_Entries provided_
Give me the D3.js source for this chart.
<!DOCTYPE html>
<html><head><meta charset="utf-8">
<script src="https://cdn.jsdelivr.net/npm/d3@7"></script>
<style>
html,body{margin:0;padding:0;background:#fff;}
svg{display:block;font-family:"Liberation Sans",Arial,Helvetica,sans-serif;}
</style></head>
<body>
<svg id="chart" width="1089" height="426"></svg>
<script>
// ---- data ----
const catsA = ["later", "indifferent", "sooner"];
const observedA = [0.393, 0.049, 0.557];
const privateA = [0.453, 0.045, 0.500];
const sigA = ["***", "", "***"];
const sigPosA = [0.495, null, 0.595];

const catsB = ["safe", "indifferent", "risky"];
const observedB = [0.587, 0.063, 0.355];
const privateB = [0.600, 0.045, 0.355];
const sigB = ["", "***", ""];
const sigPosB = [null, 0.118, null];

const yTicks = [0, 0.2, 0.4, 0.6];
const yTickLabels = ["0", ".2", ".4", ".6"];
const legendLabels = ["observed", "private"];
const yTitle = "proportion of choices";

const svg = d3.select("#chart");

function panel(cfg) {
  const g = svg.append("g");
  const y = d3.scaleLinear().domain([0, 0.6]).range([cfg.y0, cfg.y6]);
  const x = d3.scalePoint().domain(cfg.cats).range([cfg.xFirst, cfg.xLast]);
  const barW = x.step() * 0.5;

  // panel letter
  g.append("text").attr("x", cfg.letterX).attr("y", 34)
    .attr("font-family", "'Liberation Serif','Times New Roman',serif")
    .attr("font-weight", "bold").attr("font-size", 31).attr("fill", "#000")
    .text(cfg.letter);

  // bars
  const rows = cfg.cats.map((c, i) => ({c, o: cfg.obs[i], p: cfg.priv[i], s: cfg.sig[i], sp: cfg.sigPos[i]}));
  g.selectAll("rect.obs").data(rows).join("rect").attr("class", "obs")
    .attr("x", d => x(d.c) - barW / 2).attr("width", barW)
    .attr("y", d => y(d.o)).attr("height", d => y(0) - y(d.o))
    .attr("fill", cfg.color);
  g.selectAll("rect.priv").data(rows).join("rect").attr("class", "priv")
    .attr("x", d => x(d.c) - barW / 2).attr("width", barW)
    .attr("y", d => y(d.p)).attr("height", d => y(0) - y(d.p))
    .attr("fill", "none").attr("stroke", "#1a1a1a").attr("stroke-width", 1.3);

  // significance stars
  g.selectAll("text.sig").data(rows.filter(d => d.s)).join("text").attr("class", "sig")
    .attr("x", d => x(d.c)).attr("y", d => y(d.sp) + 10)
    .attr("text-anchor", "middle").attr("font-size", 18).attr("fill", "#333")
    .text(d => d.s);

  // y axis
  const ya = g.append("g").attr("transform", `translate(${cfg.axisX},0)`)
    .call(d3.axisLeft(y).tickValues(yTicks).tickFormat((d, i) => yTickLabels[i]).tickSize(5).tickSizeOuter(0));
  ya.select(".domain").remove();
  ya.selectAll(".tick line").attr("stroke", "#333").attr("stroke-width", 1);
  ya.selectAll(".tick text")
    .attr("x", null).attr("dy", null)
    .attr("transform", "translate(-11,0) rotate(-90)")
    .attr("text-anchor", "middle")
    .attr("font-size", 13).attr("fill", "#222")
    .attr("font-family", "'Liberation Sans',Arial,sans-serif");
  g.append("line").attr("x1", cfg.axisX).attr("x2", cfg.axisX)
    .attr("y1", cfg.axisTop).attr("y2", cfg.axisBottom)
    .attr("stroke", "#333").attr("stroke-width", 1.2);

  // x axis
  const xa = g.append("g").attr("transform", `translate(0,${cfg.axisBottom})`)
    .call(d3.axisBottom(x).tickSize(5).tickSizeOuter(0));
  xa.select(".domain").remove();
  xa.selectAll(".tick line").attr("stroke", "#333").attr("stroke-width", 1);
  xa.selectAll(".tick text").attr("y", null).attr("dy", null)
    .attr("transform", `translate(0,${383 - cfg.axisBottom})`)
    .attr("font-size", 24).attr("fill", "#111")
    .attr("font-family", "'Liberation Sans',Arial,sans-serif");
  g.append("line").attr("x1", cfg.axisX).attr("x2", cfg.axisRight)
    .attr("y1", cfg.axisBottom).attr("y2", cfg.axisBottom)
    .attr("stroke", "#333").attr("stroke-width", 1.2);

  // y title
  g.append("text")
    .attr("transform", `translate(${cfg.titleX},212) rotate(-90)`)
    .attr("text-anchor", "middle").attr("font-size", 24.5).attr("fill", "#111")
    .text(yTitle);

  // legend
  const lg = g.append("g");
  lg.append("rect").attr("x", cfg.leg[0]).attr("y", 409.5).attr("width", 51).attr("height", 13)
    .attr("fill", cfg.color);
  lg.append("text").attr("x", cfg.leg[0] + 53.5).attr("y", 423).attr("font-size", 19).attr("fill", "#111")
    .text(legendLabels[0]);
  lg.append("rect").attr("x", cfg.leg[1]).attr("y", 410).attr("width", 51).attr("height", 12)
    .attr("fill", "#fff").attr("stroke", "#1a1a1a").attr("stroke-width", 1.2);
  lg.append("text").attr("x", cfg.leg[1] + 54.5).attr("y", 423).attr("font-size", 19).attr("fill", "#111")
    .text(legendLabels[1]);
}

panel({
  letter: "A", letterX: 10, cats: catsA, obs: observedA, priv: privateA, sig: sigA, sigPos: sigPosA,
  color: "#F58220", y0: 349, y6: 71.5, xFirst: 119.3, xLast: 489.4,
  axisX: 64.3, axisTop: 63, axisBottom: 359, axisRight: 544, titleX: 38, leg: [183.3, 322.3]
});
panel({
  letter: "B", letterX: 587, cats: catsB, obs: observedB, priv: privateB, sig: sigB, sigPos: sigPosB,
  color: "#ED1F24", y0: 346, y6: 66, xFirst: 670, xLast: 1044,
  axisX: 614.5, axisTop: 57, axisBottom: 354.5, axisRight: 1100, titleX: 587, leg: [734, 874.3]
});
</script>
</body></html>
--
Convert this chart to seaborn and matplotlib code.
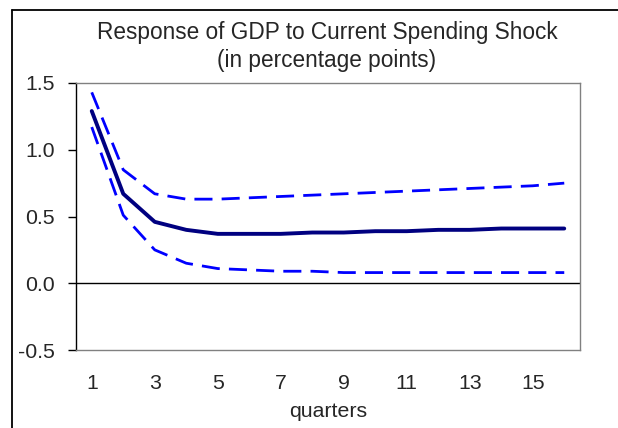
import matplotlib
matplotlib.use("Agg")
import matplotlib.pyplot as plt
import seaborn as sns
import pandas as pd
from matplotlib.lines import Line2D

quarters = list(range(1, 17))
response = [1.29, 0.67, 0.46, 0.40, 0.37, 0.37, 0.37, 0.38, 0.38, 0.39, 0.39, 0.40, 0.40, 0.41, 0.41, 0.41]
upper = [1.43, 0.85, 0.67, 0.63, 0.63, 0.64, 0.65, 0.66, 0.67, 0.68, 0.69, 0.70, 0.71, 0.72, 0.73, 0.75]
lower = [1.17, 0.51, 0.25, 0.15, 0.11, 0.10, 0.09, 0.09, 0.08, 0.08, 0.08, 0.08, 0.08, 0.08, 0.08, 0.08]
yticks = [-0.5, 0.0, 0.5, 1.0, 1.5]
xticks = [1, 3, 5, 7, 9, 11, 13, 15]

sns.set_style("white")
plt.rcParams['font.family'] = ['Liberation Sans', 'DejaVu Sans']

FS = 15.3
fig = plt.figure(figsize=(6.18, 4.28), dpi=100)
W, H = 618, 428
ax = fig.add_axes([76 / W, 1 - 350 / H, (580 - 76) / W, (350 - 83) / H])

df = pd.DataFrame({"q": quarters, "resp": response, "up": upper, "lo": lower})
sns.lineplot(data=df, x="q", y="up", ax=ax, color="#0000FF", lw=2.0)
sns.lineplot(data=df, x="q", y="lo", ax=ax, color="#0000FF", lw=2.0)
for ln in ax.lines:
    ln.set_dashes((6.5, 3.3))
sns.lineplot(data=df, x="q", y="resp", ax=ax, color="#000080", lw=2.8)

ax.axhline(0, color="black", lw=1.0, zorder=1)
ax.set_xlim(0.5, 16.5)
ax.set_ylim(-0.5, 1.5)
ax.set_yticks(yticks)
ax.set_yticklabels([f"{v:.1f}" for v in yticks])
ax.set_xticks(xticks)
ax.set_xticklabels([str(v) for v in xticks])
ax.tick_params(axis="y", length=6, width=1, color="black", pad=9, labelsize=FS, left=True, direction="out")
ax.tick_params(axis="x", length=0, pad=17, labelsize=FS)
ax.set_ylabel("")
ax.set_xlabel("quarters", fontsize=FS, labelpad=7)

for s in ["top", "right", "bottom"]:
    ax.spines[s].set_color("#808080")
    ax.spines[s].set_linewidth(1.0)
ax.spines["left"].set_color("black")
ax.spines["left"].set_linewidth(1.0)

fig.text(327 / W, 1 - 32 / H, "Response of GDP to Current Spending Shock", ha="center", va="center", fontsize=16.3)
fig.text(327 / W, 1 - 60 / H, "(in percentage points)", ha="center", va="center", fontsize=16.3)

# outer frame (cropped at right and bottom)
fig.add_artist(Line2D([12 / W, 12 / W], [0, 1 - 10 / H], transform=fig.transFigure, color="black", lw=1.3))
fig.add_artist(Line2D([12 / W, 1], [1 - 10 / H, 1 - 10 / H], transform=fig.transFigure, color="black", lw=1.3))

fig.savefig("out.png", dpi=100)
---
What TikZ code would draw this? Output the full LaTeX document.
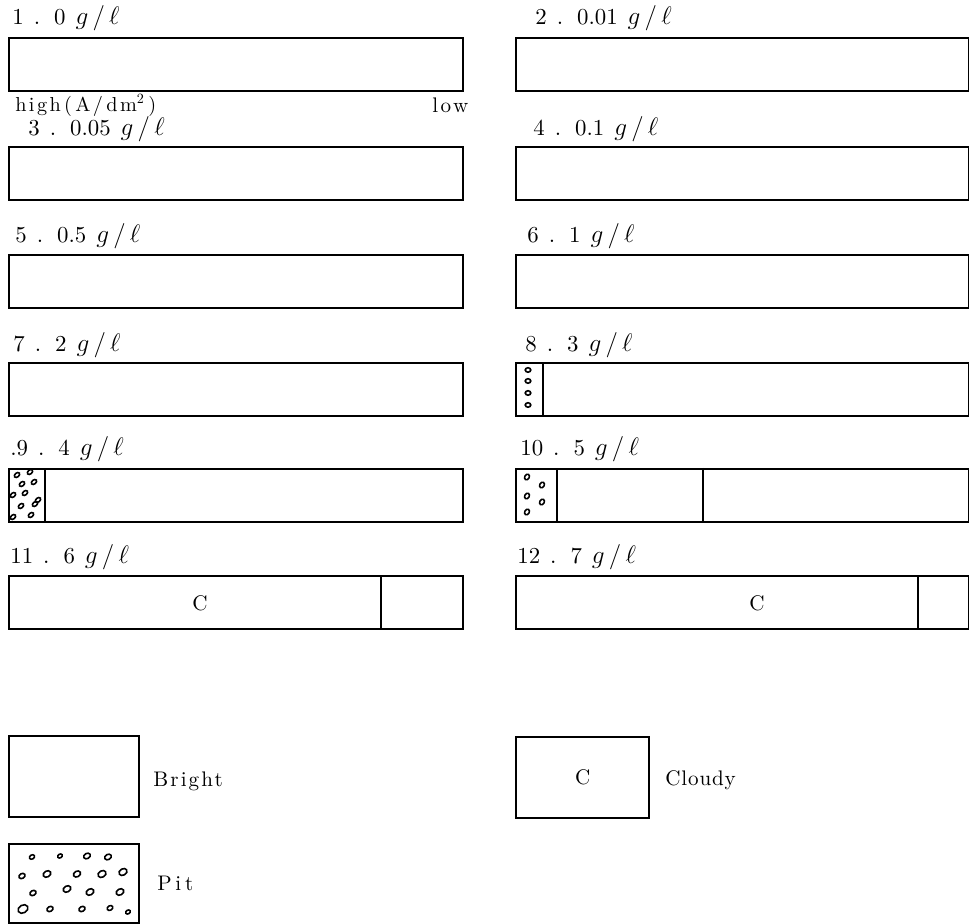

_Your instructions_
Give back only the lines from the one holding "Convert this chart" through the one holding "plt.rcParams['font.family'] = ['Liberation", both kept, exactly as written. Omit the images.

_Exercise response_
Convert this chart to seaborn and matplotlib code.
import matplotlib
matplotlib.use("Agg")
import matplotlib.pyplot as plt
import seaborn as sns
import pandas as pd
from matplotlib.lines import Line2D

quarters = list(range(1, 17))
response = [1.29, 0.67, 0.46, 0.40, 0.37, 0.37, 0.37, 0.38, 0.38, 0.39, 0.39, 0.40, 0.40, 0.41, 0.41, 0.41]
upper = [1.43, 0.85, 0.67, 0.63, 0.63, 0.64, 0.65, 0.66, 0.67, 0.68, 0.69, 0.70, 0.71, 0.72, 0.73, 0.75]
lower = [1.17, 0.51, 0.25, 0.15, 0.11, 0.10, 0.09, 0.09, 0.08, 0.08, 0.08, 0.08, 0.08, 0.08, 0.08, 0.08]
yticks = [-0.5, 0.0, 0.5, 1.0, 1.5]
xticks = [1, 3, 5, 7, 9, 11, 13, 15]

sns.set_style("white")
plt.rcParams['font.family'] = ['Liberation Sans', 'DejaVu Sans']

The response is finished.